Especialista explica que a brincadeira não transforma ninguém em homossexual – mas proibi-la pode gerar frustração, insegurança e ainda mais curiosidade

Ao brincar de boneca, o menino pode desenvolver capacidades e competências afetivas para cuidar de crianças e se tornar um ótimo pai (Foto: Divulgação)
Ao brincar de boneca, o menino pode desenvolver capacidades e competências afetivas para cuidar de crianças e se tornar um ótimo pai (Foto: Divulgação)

Por Marcos Lima Mochila

 

É muito comum no Brasil pais proibirem os meninos de brincar com boneca e os motivos são, principalmente, o medo da criança se tornar homossexual ou a preocupação em torno do preconceito que isso pode gerar na sociedade. Seja qual for a justificativa, especialistas em desenvolvimento infantil garantem: brinquedos não pertencem a um sexo ou gênero.

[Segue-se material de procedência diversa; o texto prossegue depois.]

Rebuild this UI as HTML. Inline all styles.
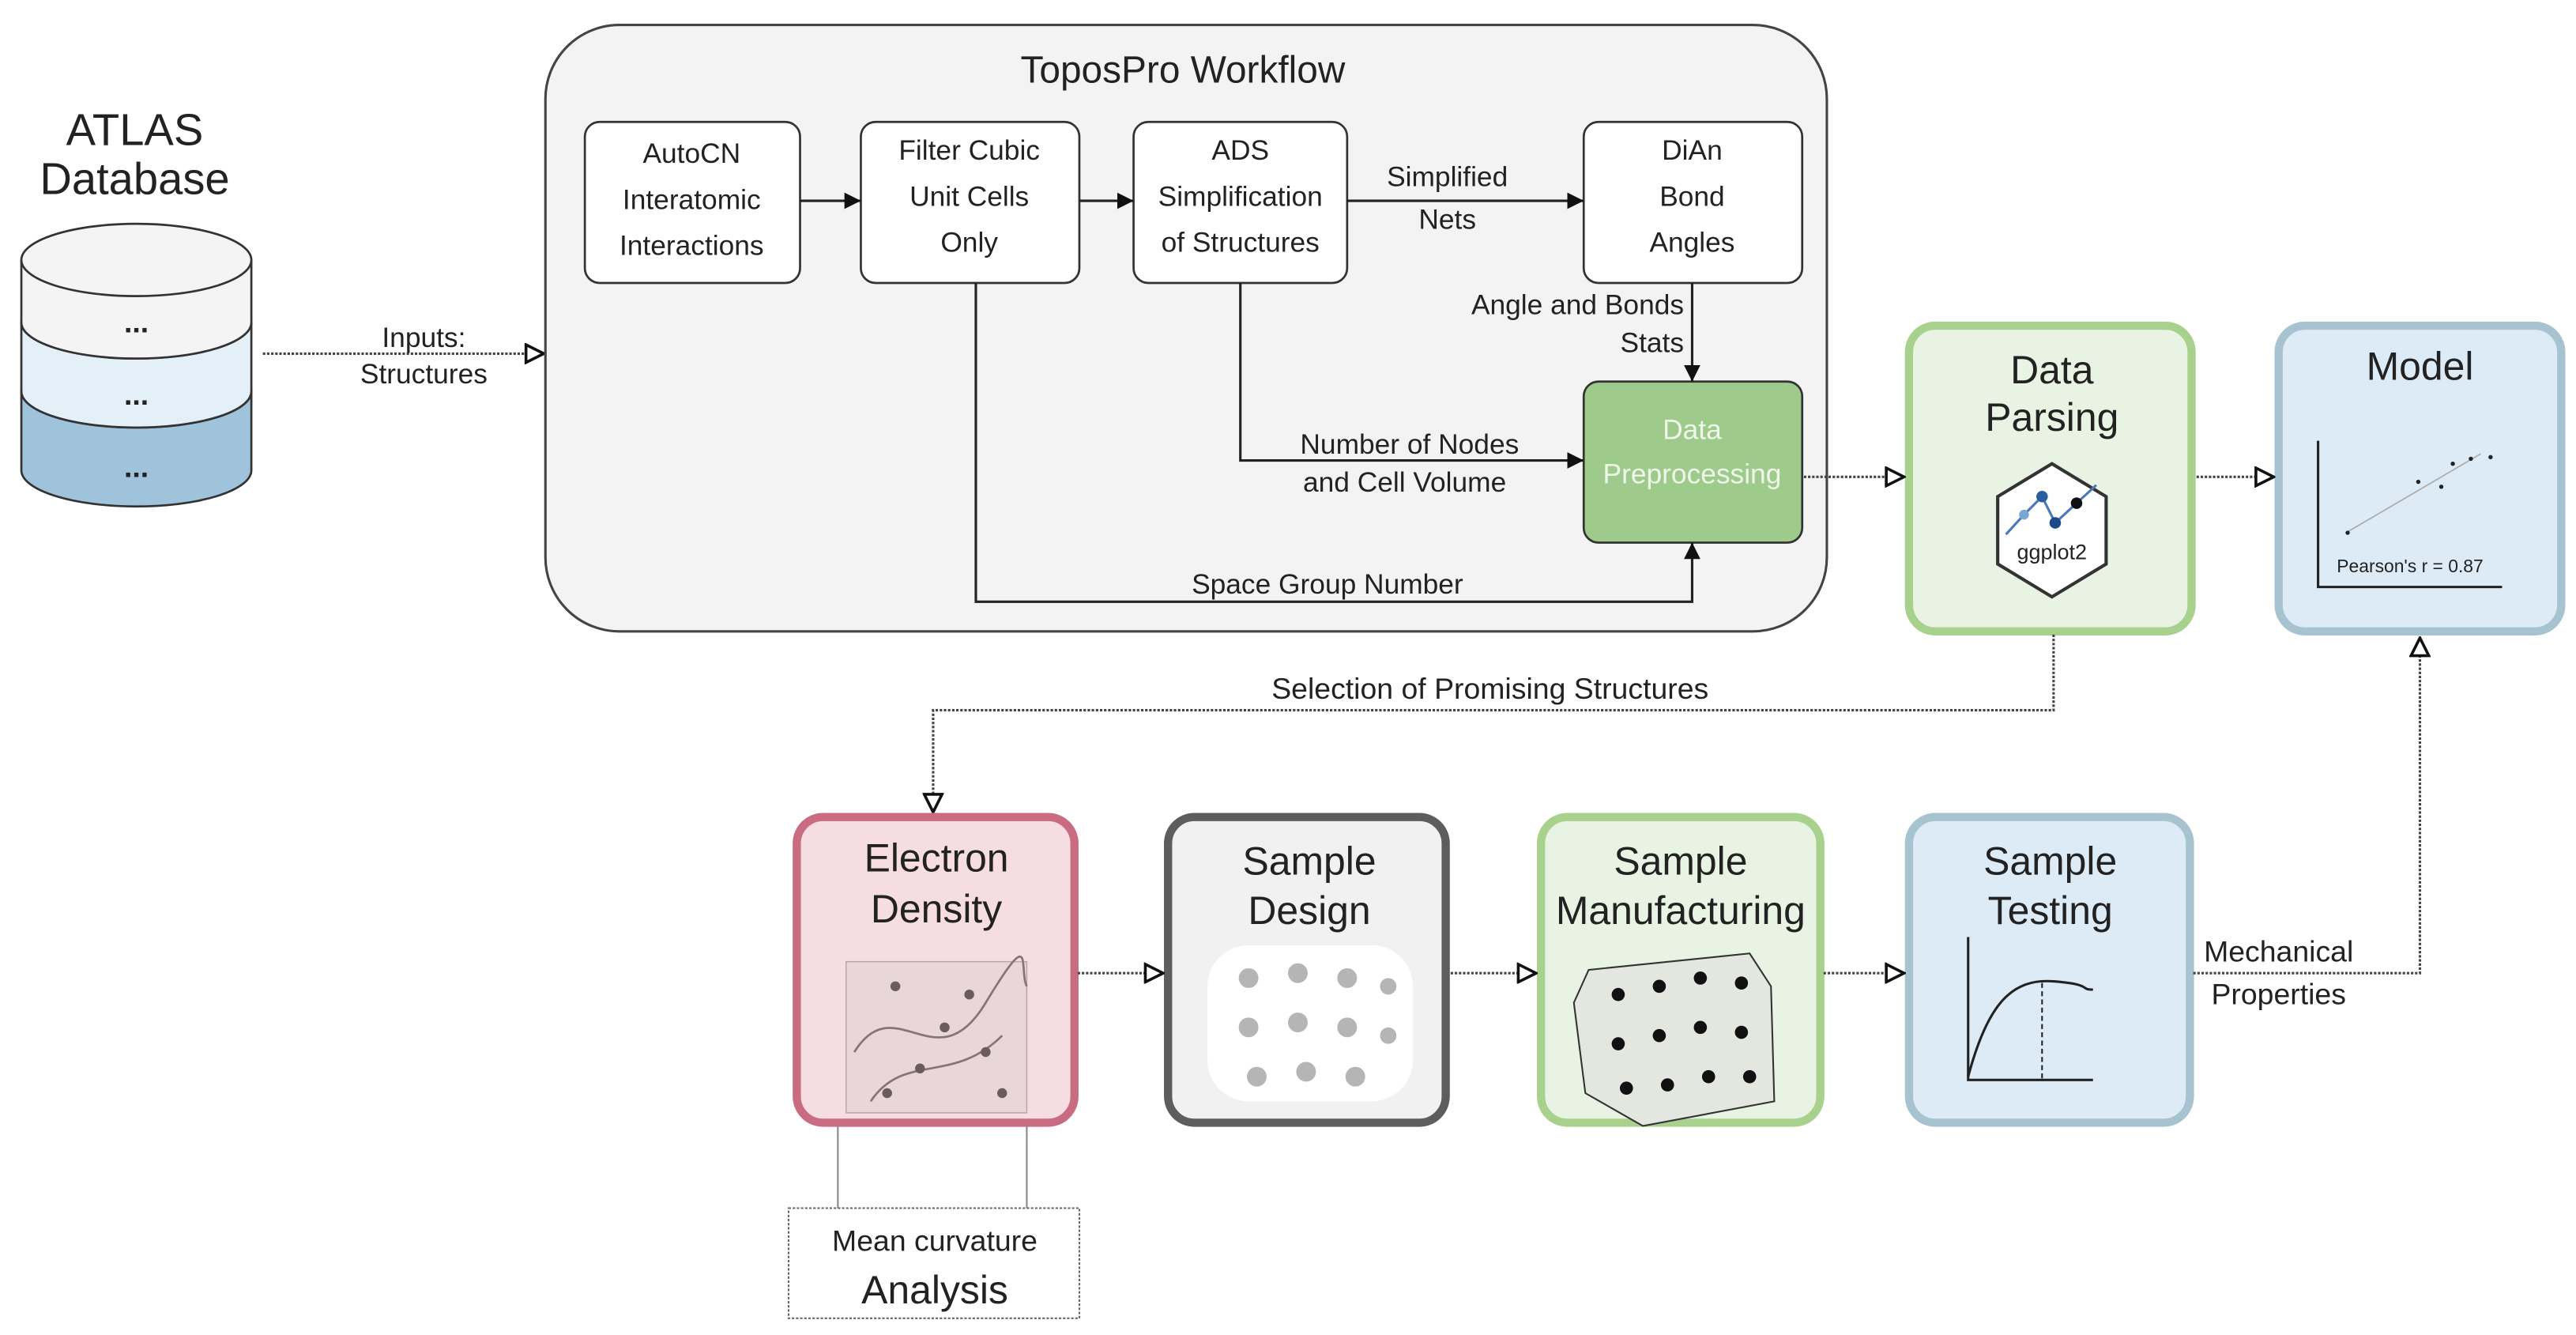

Alexandre Saadeh, coordenador do AMTIGOS-IPq-HCFMUSP (Ambulatório Transdisciplinar de Identidade de Gênero e Orientação Sexual do Instituto de Psiquiatria do Hospital das Clínicas da Faculdade de Medicina da USP) e professor doutor na PUC-SP, fala sobre o assunto e defende que “o comportamento infantil pode sugerir, mas nunca definir orientação sexual ou identidade de gênero”.

Estudos e pesquisam apontam que crianças podem e devem brincar com o que quiserem e essa liberdade, segundo Saadeh, auxilia no autoconhecimento e na formação de adultos mais livres e mais completos. “Se o menino quiser e puder brincar com boneca, ele pode com isso desenvolver capacidades e competências afetivas para cuidar de crianças e se tornar um ótimo pai, menos machista e mais atencioso com seus filhos”, diz Saadeh.

O doutor explica que a homossexualidade só existe depois da puberdade e que antes disso seria errado afirmar que só porque o menino gosta de bonecas, necessariamente será homossexual. “Crianças não têm inclinação à homossexualidade, elas podem apenas ter noção de um interesse diferenciado pelo mesmo sexo”, conta. “O que os pais precisam entender é que o comportamento expresso nas brincadeiras não equivale a uma expressão de orientação sexual ou identidade de gênero específica. Pode não significar coisa alguma, apenas curiosidade”, completa.

Como mudar, então, a ideia de que os brinquedos acabam dividindo os gêneros? “Nossos costumes e divisões culturais é que definem os brinquedos de acordo com o sexo”, afirma. “Alguns estudos buscam comprovar que meninas buscam certos tipos de brinquedos e meninos outros. Todavia, o que deve ser respeitado e nunca imposto é a escolha que a criança faz. Ela não só pode, como deve brincar com o que quiser. A imposição de um brinquedo ou a negativa de poder brincar com outro só gera frustração, maior curiosidade, insegurança e questionamento de ser ‘normal’ ou não”, explica.

“O que os pais precisam entender é que o comportamento expresso nas brincadeiras não equivale a uma expressão de orientação sexual ou identidade de gênero específica. Pode não significar coisa alguma, apenas curiosidade”, explica Alexandre Saadeh (Foto: Divulgação)

07 05 MENINOS 1E sim, cabe aos pais não associar brincadeiras com sexualidade e, mais que isso, não achar que homossexualidade se escolhe. “Homossexualidade é algo que o indivíduo mostra indícios na infância, mas só irá se estabelecer após a puberdade, com o amadurecimento sexual”, diz. “E se for homossexual, isso não é uma escolha, faz parte de quem o indivíduo é”.

Vale aqui aquela retórica de que os filhos não devem ser um espelho do pai, mas desenvolver-se dentro de sua individualidade, trazendo dos pais o mais importante: seu caráter através de ensinamentos de vida. “Um filho é alguém que será diferente de seus pais, com história e desejos próprios e que não existem para satisfazer necessidades infantis ou até adultas desses pais”, defende. “Bons educadores e bons pais reconhecem na individualidade de cada criança as especificidades e características de personalidade do adulto que está em formação e não o que queria que tivesse sido sua infância ou sua vida”, afirma o especialista.

Saadeh recentemente foi consultado pela empresa Hasbro sobre o tema brincar, para o desenvolvimento de uma campanha que mostra os benefícios para meninas e meninos ao brincar de boneca. Para quem tem interesse no tema, ele indica os filmes Precisamos falar sobre Kevin, de Lynne Ramsay, Minha vida em cor de rosa, de Alain Berliner, Pelle, de Bille August, e Tomboy, de Céline Sciamma. Assista com seus filhos.